> _Task to carry out_
Output exactly the lines that run from the line containing "Write a Python" through the line containing "import pandas as pd", with both ends included.

## start Provided data

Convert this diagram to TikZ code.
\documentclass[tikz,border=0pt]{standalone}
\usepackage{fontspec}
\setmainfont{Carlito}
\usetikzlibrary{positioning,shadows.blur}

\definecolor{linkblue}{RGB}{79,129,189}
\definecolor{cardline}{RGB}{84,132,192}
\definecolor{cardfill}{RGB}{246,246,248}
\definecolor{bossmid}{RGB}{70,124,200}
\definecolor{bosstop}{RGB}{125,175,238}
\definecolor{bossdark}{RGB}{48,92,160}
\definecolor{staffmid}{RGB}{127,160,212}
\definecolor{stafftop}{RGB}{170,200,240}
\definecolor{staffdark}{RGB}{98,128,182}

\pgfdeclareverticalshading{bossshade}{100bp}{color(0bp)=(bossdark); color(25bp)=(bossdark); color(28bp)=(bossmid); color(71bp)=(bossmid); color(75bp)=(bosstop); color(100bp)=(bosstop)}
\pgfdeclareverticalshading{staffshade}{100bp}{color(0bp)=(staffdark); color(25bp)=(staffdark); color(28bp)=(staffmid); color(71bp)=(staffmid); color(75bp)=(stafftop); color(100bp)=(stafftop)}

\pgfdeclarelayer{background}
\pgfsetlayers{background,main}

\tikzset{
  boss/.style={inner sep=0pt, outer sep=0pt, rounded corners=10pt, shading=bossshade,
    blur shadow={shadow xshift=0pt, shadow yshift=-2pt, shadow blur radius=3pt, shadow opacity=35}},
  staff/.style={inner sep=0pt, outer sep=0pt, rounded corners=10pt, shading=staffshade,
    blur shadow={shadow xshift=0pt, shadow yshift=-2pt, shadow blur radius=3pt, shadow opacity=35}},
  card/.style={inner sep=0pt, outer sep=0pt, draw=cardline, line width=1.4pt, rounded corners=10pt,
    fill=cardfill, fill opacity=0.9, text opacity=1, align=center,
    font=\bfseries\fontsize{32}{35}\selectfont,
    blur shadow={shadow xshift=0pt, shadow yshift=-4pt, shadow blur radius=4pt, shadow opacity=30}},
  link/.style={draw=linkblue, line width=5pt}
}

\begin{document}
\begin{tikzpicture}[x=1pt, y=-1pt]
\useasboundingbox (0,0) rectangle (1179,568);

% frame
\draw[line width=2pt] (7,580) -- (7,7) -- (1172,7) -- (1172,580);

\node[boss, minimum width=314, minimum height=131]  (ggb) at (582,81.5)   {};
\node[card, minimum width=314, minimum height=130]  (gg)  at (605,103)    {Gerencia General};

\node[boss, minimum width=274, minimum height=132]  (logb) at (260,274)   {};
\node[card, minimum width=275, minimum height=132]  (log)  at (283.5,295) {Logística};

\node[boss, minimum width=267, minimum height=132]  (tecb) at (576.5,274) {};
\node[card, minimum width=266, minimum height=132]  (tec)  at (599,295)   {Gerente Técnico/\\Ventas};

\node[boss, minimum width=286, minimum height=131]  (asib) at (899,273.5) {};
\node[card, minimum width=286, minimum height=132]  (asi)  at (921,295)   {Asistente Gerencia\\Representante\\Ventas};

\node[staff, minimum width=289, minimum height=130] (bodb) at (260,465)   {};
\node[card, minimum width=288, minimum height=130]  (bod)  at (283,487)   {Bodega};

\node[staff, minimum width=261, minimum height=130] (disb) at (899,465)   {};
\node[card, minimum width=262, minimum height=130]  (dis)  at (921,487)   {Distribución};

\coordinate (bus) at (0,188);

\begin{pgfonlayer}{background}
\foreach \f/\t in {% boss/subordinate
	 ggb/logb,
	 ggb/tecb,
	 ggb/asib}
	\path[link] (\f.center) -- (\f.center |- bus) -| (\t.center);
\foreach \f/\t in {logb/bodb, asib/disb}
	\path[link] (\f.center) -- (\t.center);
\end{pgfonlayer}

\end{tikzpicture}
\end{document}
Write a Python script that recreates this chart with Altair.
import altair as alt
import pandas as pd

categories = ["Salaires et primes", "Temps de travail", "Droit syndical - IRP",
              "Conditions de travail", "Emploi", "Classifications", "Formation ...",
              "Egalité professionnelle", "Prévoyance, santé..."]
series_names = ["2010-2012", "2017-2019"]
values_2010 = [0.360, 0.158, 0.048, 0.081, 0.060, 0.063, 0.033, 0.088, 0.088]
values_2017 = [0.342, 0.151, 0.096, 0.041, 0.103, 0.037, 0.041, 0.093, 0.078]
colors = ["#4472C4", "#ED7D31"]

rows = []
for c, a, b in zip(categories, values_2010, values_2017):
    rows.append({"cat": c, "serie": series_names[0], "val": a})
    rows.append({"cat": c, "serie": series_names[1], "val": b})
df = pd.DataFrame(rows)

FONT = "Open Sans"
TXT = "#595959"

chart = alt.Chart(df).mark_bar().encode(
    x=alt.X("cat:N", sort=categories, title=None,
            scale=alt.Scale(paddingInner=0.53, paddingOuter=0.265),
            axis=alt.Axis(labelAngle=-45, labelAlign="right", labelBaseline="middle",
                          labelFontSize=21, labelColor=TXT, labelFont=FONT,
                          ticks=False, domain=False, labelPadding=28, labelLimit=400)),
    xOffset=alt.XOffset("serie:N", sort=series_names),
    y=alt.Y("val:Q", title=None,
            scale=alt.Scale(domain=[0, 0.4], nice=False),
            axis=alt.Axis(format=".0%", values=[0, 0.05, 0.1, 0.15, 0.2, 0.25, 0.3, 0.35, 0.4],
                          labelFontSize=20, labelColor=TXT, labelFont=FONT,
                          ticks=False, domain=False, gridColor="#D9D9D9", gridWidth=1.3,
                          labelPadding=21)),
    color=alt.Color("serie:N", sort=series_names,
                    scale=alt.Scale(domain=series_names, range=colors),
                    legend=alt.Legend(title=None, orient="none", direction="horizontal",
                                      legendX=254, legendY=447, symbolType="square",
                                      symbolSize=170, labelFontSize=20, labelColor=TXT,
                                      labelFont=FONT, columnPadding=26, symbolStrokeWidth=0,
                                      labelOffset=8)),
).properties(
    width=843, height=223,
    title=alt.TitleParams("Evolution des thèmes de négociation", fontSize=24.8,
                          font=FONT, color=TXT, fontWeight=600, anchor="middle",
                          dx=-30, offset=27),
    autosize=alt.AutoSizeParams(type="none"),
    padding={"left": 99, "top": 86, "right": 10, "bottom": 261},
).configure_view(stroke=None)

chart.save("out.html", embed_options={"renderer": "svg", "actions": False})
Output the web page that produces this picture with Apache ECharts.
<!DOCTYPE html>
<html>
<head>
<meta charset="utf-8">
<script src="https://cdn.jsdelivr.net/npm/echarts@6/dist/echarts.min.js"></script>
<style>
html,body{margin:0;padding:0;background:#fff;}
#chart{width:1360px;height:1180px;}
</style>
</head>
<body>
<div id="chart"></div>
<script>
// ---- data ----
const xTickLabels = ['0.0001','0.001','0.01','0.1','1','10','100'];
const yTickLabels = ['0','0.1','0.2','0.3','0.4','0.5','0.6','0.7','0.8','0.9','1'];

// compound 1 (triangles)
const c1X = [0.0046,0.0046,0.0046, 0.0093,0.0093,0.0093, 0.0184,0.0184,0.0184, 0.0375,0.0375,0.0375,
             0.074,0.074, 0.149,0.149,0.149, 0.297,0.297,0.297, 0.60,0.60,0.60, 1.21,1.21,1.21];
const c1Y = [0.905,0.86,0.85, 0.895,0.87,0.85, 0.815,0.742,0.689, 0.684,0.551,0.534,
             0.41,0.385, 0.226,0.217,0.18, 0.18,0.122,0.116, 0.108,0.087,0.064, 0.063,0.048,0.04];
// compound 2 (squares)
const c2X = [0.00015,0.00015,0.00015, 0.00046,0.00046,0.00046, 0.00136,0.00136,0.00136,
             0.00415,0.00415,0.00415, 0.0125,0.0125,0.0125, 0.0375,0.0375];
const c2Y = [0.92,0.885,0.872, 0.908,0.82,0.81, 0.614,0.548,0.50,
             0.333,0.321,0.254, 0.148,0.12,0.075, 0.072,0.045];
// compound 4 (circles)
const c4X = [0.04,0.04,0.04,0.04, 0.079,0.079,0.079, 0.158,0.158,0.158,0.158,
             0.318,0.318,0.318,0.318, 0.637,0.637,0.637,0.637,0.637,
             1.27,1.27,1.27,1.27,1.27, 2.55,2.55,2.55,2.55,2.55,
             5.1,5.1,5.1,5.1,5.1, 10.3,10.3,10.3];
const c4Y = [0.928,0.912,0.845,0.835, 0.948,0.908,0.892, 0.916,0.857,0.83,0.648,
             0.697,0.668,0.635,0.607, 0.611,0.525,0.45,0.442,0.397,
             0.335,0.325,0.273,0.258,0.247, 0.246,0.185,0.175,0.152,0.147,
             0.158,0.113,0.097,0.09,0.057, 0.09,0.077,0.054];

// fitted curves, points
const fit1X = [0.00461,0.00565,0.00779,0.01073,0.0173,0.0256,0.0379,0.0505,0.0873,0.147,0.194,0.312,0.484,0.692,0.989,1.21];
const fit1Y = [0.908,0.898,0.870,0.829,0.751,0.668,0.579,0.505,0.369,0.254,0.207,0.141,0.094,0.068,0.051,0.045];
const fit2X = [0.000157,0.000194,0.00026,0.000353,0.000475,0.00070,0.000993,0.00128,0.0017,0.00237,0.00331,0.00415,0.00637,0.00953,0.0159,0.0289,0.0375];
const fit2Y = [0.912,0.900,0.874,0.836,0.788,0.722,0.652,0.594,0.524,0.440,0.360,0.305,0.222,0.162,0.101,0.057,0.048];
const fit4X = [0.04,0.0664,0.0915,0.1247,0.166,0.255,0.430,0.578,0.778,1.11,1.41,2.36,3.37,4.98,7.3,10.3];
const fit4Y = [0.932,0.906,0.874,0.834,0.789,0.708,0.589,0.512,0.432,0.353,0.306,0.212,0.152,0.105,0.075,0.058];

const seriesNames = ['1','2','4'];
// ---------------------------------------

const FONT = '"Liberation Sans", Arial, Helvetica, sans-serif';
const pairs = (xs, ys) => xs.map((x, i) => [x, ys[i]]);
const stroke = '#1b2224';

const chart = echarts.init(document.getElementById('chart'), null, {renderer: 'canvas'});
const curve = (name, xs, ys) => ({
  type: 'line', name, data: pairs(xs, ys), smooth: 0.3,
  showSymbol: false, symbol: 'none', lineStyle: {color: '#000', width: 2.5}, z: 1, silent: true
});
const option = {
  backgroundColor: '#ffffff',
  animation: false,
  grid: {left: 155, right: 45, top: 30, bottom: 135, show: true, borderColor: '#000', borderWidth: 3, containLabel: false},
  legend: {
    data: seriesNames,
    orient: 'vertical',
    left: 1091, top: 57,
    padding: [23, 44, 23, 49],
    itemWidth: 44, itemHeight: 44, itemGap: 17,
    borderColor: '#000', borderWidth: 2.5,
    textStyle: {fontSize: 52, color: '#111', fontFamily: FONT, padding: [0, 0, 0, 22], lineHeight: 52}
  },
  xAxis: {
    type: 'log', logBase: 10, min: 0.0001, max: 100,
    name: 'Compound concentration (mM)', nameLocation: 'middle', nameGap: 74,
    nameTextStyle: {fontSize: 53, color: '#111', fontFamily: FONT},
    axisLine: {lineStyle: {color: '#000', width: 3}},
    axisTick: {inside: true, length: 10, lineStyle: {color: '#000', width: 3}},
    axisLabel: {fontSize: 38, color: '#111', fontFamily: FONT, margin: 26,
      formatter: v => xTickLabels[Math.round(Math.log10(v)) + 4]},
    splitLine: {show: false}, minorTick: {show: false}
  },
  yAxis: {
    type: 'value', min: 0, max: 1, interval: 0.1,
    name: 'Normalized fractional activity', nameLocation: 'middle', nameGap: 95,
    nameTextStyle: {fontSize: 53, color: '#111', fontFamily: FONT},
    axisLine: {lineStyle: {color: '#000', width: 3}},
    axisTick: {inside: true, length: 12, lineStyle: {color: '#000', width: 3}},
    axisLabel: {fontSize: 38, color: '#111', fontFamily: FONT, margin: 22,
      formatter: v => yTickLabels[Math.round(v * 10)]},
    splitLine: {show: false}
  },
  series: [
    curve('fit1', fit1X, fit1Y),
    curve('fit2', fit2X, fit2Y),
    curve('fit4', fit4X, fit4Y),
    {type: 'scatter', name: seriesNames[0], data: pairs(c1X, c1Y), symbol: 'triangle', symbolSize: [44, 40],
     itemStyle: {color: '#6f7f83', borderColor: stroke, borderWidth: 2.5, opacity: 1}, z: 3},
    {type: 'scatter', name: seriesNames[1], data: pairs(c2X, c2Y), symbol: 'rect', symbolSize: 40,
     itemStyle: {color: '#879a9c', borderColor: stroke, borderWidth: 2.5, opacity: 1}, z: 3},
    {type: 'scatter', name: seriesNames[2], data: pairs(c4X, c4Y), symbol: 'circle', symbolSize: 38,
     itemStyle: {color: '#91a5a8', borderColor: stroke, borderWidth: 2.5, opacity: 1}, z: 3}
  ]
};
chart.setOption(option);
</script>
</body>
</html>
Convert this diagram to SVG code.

## end Provided data

> _Task result_
Write a Python script that recreates this chart with Altair.
import altair as alt
import pandas as pd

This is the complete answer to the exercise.